L’inachèvement donne tour et force au geste et à la gestation du corps. La résistance de l’esquisse à la forme, résistance qui est aussi désir, se spiritualise jusqu’à devenir pur mouvement, au sens aristotélicien du terme, comme acte de ce qui est en puissance en tant que tel. Le corps cherche à se libérer du cadre et l’effet d’effort est donné dans l’absence de la tête, du regard, de l’intention. Mais l’effort, le repli – ces corps ont un espace intime qui nous échappe – est aussi jouissance.
Le corps bascule dans la matière des fonds vaporeux et doux même dans le rouge. Ce que les jambes, les mollets, les cuisses, les torses, les mains repoussent ou fuient mais en même temps appellent, c’est l’espace visuel et physique qui sépare la peinture du regard du spectateur. Dans le mouvement des corps, ce qui veut s’échapper – le torse, les jambes, les cuisses, la main – c’est ce qui est vu et même exhibé. Le dos, le ventre, le sexe, la tête que l’on ne voit jamais, sont libres : vestiges négatifs de la peinture, ce qui n’est pas donné à voir et qui jouit dedans entièrement.

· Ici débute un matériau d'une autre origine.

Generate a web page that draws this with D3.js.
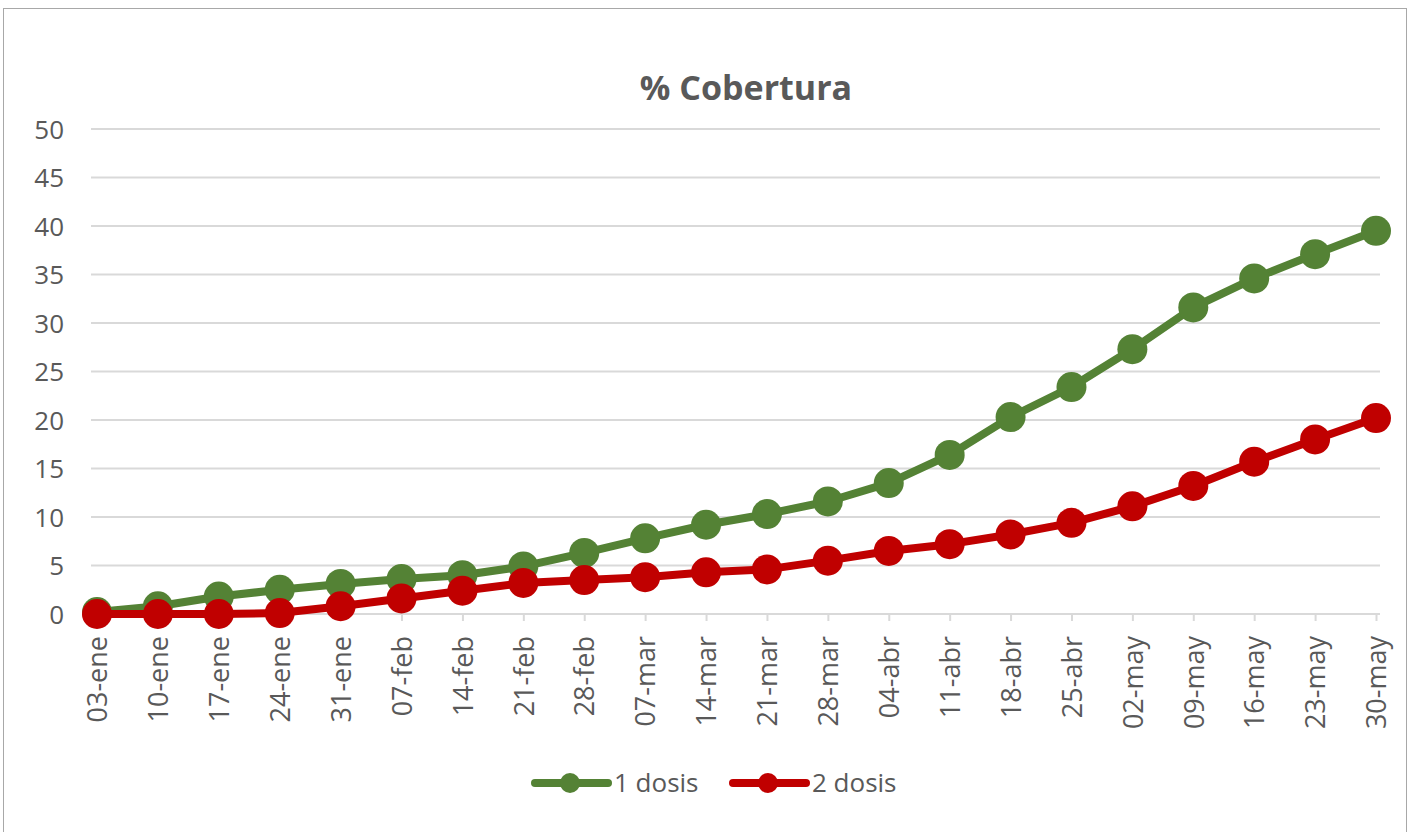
<!DOCTYPE html>
<html><head><meta charset="utf-8">
<script src="https://cdn.jsdelivr.net/npm/d3@7"></script>
<style>body{margin:0;background:#fff}svg{display:block}text{font-family:"Open Sans",Lato,sans-serif}</style>
</head><body><svg id="c" width="1410" height="832"></svg>
<script>
const categories = ["03-ene","10-ene","17-ene","24-ene","31-ene","07-feb","14-feb","21-feb","28-feb","07-mar","14-mar","21-mar","28-mar","04-abr","11-abr","18-abr","25-abr","02-may","09-may","16-may","23-may","30-may"];
const dosis1 = [0.2,0.8,1.8,2.5,3.1,3.6,4.0,4.9,6.3,7.8,9.2,10.3,11.6,13.5,16.4,20.3,23.4,27.3,31.6,34.6,37.1,39.5];
const dosis2 = [0,0,0,0.1,0.8,1.6,2.4,3.2,3.5,3.8,4.3,4.6,5.5,6.5,7.2,8.2,9.4,11.1,13.2,15.7,18.0,20.2];
const yTicks = [0,5,10,15,20,25,30,35,40,45,50];
const seriesNames = ["1 dosis","2 dosis"];
const colors = ["#548235","#C00000"];

const svg = d3.select("#c");
svg.append("rect").attr("x",3.5).attr("y",8.5).attr("width",1403).attr("height",830).attr("fill","#fff").attr("stroke","#a8a8a8").attr("stroke-width",1);

const x = d3.scalePoint().domain(categories).range([97,1376]);
const y = d3.scaleLinear().domain([0,50]).range([614,129]);
const gridX0 = 91, gridX1 = 1380;

// gridlines
svg.append("g").selectAll("line").data(yTicks.slice(1)).join("line")
  .attr("x1",gridX0).attr("x2",gridX1).attr("y1",d=>y(d)).attr("y2",d=>y(d))
  .attr("stroke","#d9d9d9").attr("stroke-width",2);

// y axis labels
const yAxis = d3.axisLeft(y).tickValues(yTicks).tickSize(0).tickPadding(0);
const gy = svg.append("g").attr("transform","translate(64,0)").call(yAxis);
gy.select(".domain").remove();
gy.selectAll("text").attr("font-size",26).attr("fill","#595959").attr("font-family","'Open Sans', sans-serif").attr("dy","0.35em");

// x axis
const xAxis = d3.axisBottom(x).tickSize(7).tickPadding(0);
const gx = svg.append("g").attr("transform","translate(0,614)").call(xAxis);
gx.select(".domain").attr("d",`M${gridX0},0H${gridX1}`).attr("stroke","#d9d9d9").attr("stroke-width",2);
gx.selectAll(".tick line").attr("stroke","#d9d9d9").attr("stroke-width",2);
gx.selectAll(".tick text").attr("font-size",27).attr("fill","#595959").attr("font-family","'Liberation Sans', Arial, sans-serif")
  .attr("transform","rotate(-90)").attr("text-anchor","end").attr("x",-22).attr("y",0).attr("dy","0.36em");

// title
svg.append("text").attr("x",746).attr("y",100).attr("text-anchor","middle").attr("font-size",34).attr("font-weight","bold").attr("fill","#595959").text("% Cobertura");

// lines
const line = d3.line().x((d,i)=>x(categories[i])).y(d=>y(d));
[dosis1,dosis2].forEach((s,k)=>{
  const g = svg.append("g");
  g.append("path").datum(s).attr("d",line).attr("fill","none").attr("stroke",colors[k]).attr("stroke-width",8).attr("stroke-linejoin","round");
  g.selectAll("circle").data(s).join("circle").attr("cx",(d,i)=>x(categories[i])).attr("cy",d=>y(d)).attr("r",15).attr("fill",colors[k]);
});

// legend
const legX = [533,731];
seriesNames.forEach((n,k)=>{
  const g = svg.append("g").attr("transform",`translate(${legX[k]},783)`);
  g.append("line").attr("x1",2).attr("x2",75).attr("y1",0).attr("y2",0).attr("stroke",colors[k]).attr("stroke-width",8).attr("stroke-linecap","round");
  g.append("circle").attr("cx",37).attr("cy",0).attr("r",10).attr("fill",colors[k]);
  g.append("text").attr("x",81).attr("y",0).attr("dy","0.35em").attr("font-size",26).attr("fill","#595959").text(n);
});
</script></body></html>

Ce qui est donné à voir, c’est le corps en quête d’une disparition, d’une intimité qui, par définition, tourne le dos au spectateur et le laisse campé sur ses deux jambes en face. C’est une peinture de derrière la tête comme si Patrick Laurin avait cherché à remonter le temps de sa propre gestuelle, comme si ses coups de pinceau ou de crayon avaient pour fin de donner à voir l’esquisse dans la forme achevée, la virtualité ou la puissance du tableau dans l’acte même de l’œuvre.
Effet de renversement : mon espace visuel est compromis dans sa structure et sollicité dans ses attentes car la liberté et la jouissance se logent derrière ce qui est visible – délogeant tout regard – dans le repli du corps, dans la disparition de la forme ou, plus exactement, dans sa suspension, manifeste dans les lignes intentionnelles qui débordent le premier cadre – la première conscience – du tableau vers un autre cadre, une autre conscience, une autre énigme.
La forme perd pied et, en arrière de ce que je vois et de ce que je perçois, il n’y a sans doute plus rien de visible mais la peinture se continue par ses lignes intentionnelles qui tracent le style de ce qui montre en acte la puissance d’être.